**Dataset content:**
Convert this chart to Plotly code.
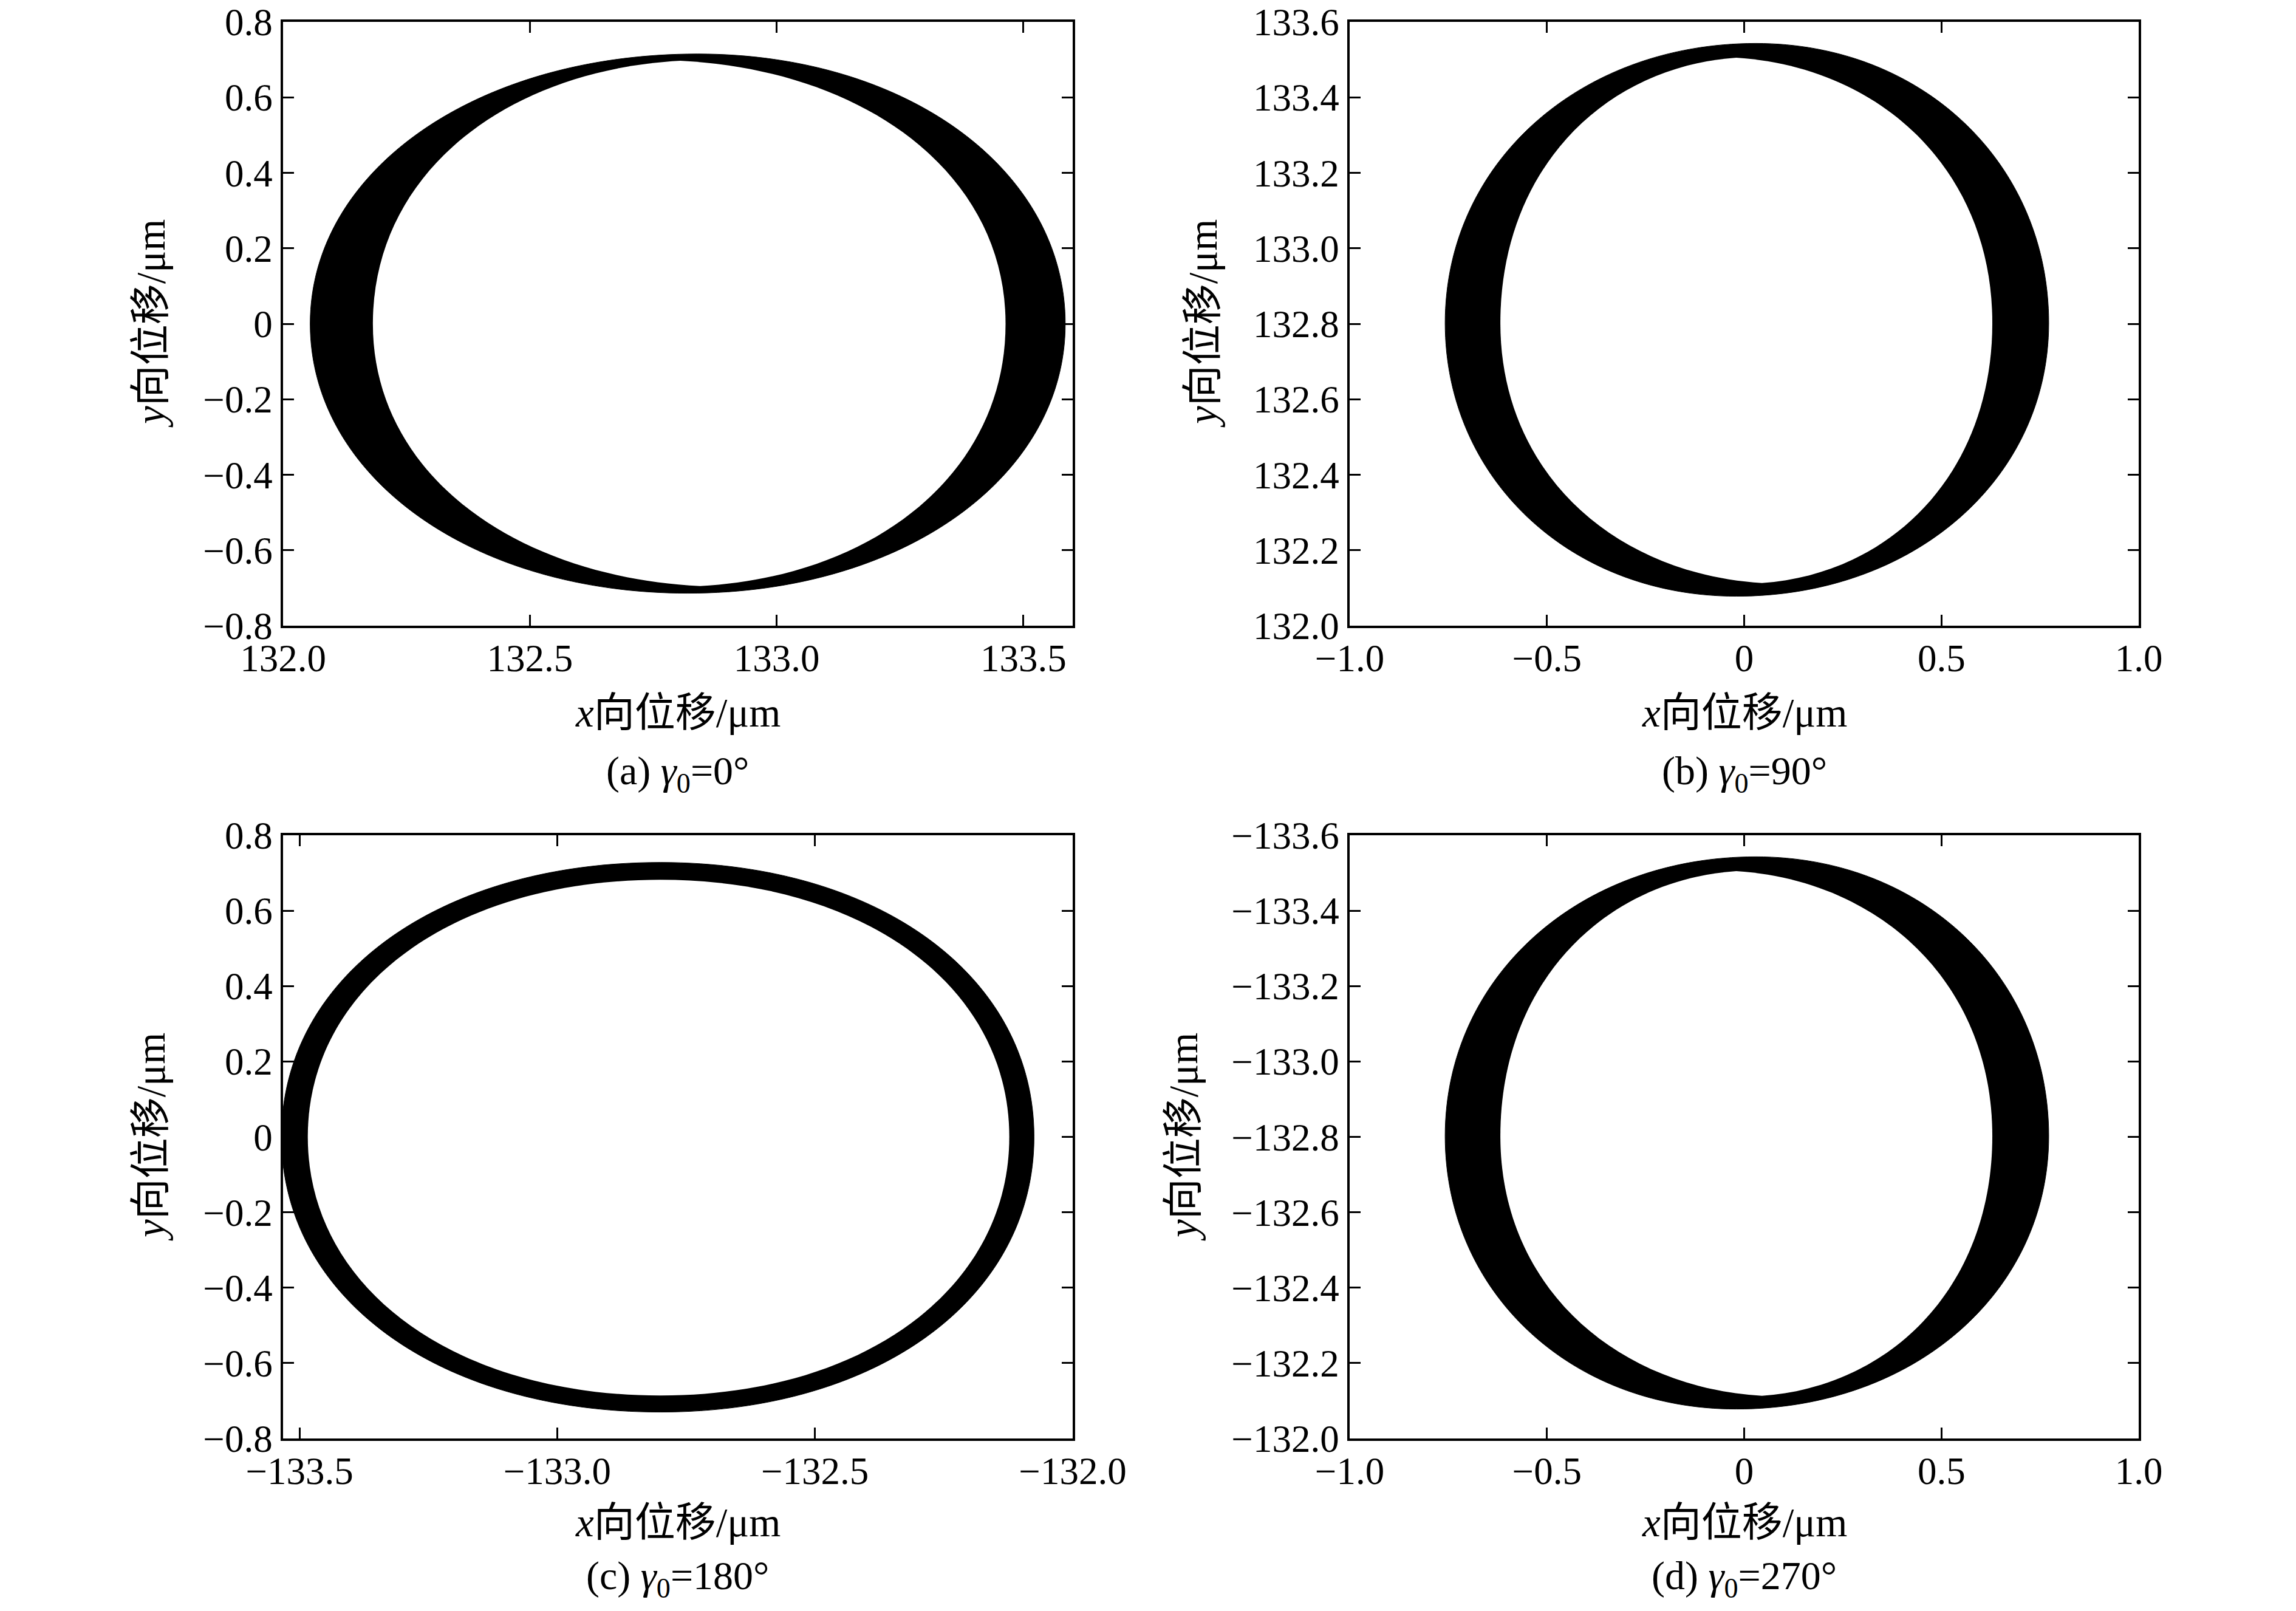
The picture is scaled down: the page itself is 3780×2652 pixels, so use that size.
import plotly.graph_objects as go

# extreme points of each boundary, in order: top, left, bottom, right
# (a) gamma0 = 0 deg
a_outer_x = [132.84, 132.055, 132.82, 133.585]
a_outer_y = [0.715, 0.0, -0.714, 0.0]
a_inner_x = [132.805, 132.182, 132.845, 133.464]
a_inner_y = [0.697, 0.0, -0.695, 0.0]

# (b) gamma0 = 90 deg
b_outer_x = [0.03, -0.758, -0.02, 0.772]
b_outer_y = [133.543, 132.802, 132.078, 132.802]
b_inner_x = [-0.02, -0.618, 0.045, 0.629]
b_inner_y = [133.505, 132.802, 132.113, 132.802]

# (c) gamma0 = 180 deg
c_outer_x = [-132.80, -133.535, -132.80, -132.075]
c_outer_y = [0.728, 0.0, -0.730, 0.0]
c_inner_x = [-132.80, -133.484, -132.80, -132.123]
c_inner_y = [0.682, 0.0, -0.686, 0.0]

# (d) gamma0 = 270 deg (y reversed on the axis)
d_outer_x = [-0.02, -0.758, 0.03, 0.772]
d_outer_y = [-132.078, -132.802, -133.543, -132.802]
d_inner_x = [0.045, -0.618, -0.02, 0.629]
d_inner_y = [-132.113, -132.802, -133.505, -132.802]

# how square the envelopes look (0.5523 would be a true ellipse)
roundness = [0.57, 0.57, 0.585, 0.57]
# how pointed the hole is where its two halves meet (top and bottom cusps)
cusp = [0.025, 0.025, 0.0, 0.025]

# ticks
small_ticks = [-0.8, -0.6, -0.4, -0.2, 0, 0.2, 0.4, 0.6, 0.8]
small_labels = ["\u22120.8", "\u22120.6", "\u22120.4", "\u22120.2", "0", "0.2", "0.4", "0.6", "0.8"]
unit_ticks = [-1.0, -0.5, 0, 0.5, 1.0]
unit_labels = ["\u22121.0", "\u22120.5", "0", "0.5", "1.0"]
a_xticks = [132.0, 132.5, 133.0, 133.5]
a_xlabels = ["132.0", "132.5", "133.0", "133.5"]
b_yticks = [132.0, 132.2, 132.4, 132.6, 132.8, 133.0, 133.2, 133.4, 133.6]
b_ylabels = ["132.0", "132.2", "132.4", "132.6", "132.8", "133.0", "133.2", "133.4", "133.6"]
c_xticks = [-133.5, -133.0, -132.5, -132.0]
c_xlabels = ["\u2212133.5", "\u2212133.0", "\u2212132.5", "\u2212132.0"]
d_yticks = [-132.0, -132.2, -132.4, -132.6, -132.8, -133.0, -133.2, -133.4, -133.6]
d_ylabels = ["\u2212132.0", "\u2212132.2", "\u2212132.4", "\u2212132.6", "\u2212132.8",
             "\u2212133.0", "\u2212133.2", "\u2212133.4", "\u2212133.6"]

captions = ["(a) <i>\u03b3</i><sub>0</sub>=0\u00b0", "(b) <i>\u03b3</i><sub>0</sub>=90\u00b0",
            "(c) <i>\u03b3</i><sub>0</sub>=180\u00b0", "(d) <i>\u03b3</i><sub>0</sub>=270\u00b0"]

FONT = "Liberation Serif, Noto Sans CJK SC"
# the page body has an 8px margin, so the figure is a bit smaller than the window
OFF = 8
W, H = 3780 - 2 * OFF, 2652 - 2 * OFF


def px(X):
    return (X - OFF) / W


def py(Y):
    return 1 - (Y - OFF) / H


fig = go.Figure()


def loop_path(xs, ys, k, s=0.0):
    # closed curve through top, left, bottom, right with one cubic per quarter;
    # s tilts the tangents at top/bottom inwards to give a pointed join
    tx, lx, bx, rx = xs
    ty, ly, by, ry = ys
    p = "M %f,%f " % (tx, ty)
    p += "C %f,%f %f,%f %f,%f " % (tx - k * (tx - lx), ty - s, lx, ly + k * (ty - ly), lx, ly)
    p += "C %f,%f %f,%f %f,%f " % (lx, ly - k * (ly - by), bx - k * (bx - lx), by + s, bx, by)
    p += "C %f,%f %f,%f %f,%f " % (bx + k * (rx - bx), by + s, rx, ry - k * (ry - by), rx, ry)
    p += "C %f,%f %f,%f %f,%f Z" % (rx, ry + k * (ty - ry), tx + k * (rx - tx), ty - s, tx, ty)
    return p


def add_panel(n, ox, oy, ix, iy):
    xa = 'x' if n == 1 else 'x%d' % n
    ya = 'y' if n == 1 else 'y%d' % n
    k = roundness[n - 1]
    fig.add_shape(type='path', path=loop_path(ox, oy, k), xref=xa, yref=ya,
                  fillcolor='black', line=dict(color='black', width=1), layer='below')
    fig.add_shape(type='path', path=loop_path(ix, iy, k, cusp[n - 1]), xref=xa, yref=ya,
                  fillcolor='white', line=dict(color='white', width=0), layer='below')
    # invisible anchor trace so the subplot is built
    fig.add_trace(go.Scatter(x=ox, y=oy, mode='markers', marker=dict(opacity=0),
                             xaxis=xa, yaxis=ya, hoverinfo='skip', showlegend=False))


add_panel(1, a_outer_x, a_outer_y, a_inner_x, a_inner_y)
add_panel(2, b_outer_x, b_outer_y, b_inner_x, b_inner_y)
add_panel(3, c_outer_x, c_outer_y, c_inner_x, c_inner_y)
add_panel(4, d_outer_x, d_outer_y, d_inner_x, d_inner_y)


def ax(domain, anchor, rng, vals, text, standoff):
    return dict(domain=domain, anchor=anchor, range=rng, tickvals=vals, ticktext=text,
                ticks='inside', ticklen=18, tickwidth=3, tickcolor='black',
                showline=True, linecolor='black', linewidth=3.5, mirror='ticks',
                showgrid=False, zeroline=False, automargin=False, ticklabelstandoff=standoff,
                ticklabeloverflow='allow',
                tickfont=dict(family=FONT, size=63, color='black'))


left = [px(466), px(1766)]
right = [px(2222), px(3521)]
top = [py(1030), py(36)]
bottom = [py(2368), py(1375)]

fig.update_layout(
    width=W, height=H,
    margin=dict(l=0, r=0, t=0, b=0),
    paper_bgcolor='white', plot_bgcolor='white',
    xaxis=ax(left, 'y', [132.0, 133.6], a_xticks, a_xlabels, -4),
    yaxis=ax(top, 'x', [-0.8, 0.8], small_ticks, small_labels, 1),
    xaxis2=ax(right, 'y2', [-1.0, 1.0], unit_ticks, unit_labels, -4),
    yaxis2=ax(top, 'x2', [132.0, 133.6], b_yticks, b_ylabels, 1),
    xaxis3=ax(left, 'y3', [-133.532, -132.0], c_xticks, c_xlabels, -4),
    yaxis3=ax(bottom, 'x3', [-0.8, 0.8], small_ticks, small_labels, 1),
    xaxis4=ax(right, 'y4', [-1.0, 1.0], unit_ticks, unit_labels, -4),
    yaxis4=ax(bottom, 'x4', [-132.0, -133.6], d_yticks, d_ylabels, 1),
)

# axis titles and captions
xt = "<i>x</i>\u5411\u4f4d\u79fb/\u03bcm"
yt = "<i>y</i>\u5411\u4f4d\u79fb/\u03bcm"
col_x = [px((466 + 1766) / 2), px((2222 + 3521) / 2)]
ytitle_x = [px(248), px(1980), px(248), px(1948)]
row_mid = [py(533), py(1872)]
xtitle_y = [py(1173), py(2506)]
cap_y = [py(1273), py(2598)]

for i in range(4):
    r, c = i // 2, i % 2
    fig.add_annotation(x=col_x[c], y=xtitle_y[r], xref='paper', yref='paper', text=xt, showarrow=False,
                       xanchor='center', yanchor='middle', font=dict(family=FONT, size=67, color='black'))
    fig.add_annotation(x=col_x[c], y=cap_y[r], xref='paper', yref='paper', text=captions[i], showarrow=False,
                       xanchor='center', yanchor='middle', font=dict(family=FONT, size=66, color='black'))
    fig.add_annotation(x=ytitle_x[i], y=row_mid[r], xref='paper', yref='paper', text=yt, showarrow=False,
                       textangle=-90, xanchor='center', yanchor='middle',
                       font=dict(family=FONT, size=67, color='black'))

fig.write_html("out.html")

**What needs to be done:**
Begin at the first line of the material and copy each line exactly through the one containing "d_inner_y = [-132.113, -132.802, -133.505, -132.802]". Omit pictures.

**Written solution:**
Convert this chart to Plotly code.
The picture is scaled down: the page itself is 3780×2652 pixels, so use that size.
import plotly.graph_objects as go

# extreme points of each boundary, in order: top, left, bottom, right
# (a) gamma0 = 0 deg
a_outer_x = [132.84, 132.055, 132.82, 133.585]
a_outer_y = [0.715, 0.0, -0.714, 0.0]
a_inner_x = [132.805, 132.182, 132.845, 133.464]
a_inner_y = [0.697, 0.0, -0.695, 0.0]

# (b) gamma0 = 90 deg
b_outer_x = [0.03, -0.758, -0.02, 0.772]
b_outer_y = [133.543, 132.802, 132.078, 132.802]
b_inner_x = [-0.02, -0.618, 0.045, 0.629]
b_inner_y = [133.505, 132.802, 132.113, 132.802]

# (c) gamma0 = 180 deg
c_outer_x = [-132.80, -133.535, -132.80, -132.075]
c_outer_y = [0.728, 0.0, -0.730, 0.0]
c_inner_x = [-132.80, -133.484, -132.80, -132.123]
c_inner_y = [0.682, 0.0, -0.686, 0.0]

# (d) gamma0 = 270 deg (y reversed on the axis)
d_outer_x = [-0.02, -0.758, 0.03, 0.772]
d_outer_y = [-132.078, -132.802, -133.543, -132.802]
d_inner_x = [0.045, -0.618, -0.02, 0.629]
d_inner_y = [-132.113, -132.802, -133.505, -132.802]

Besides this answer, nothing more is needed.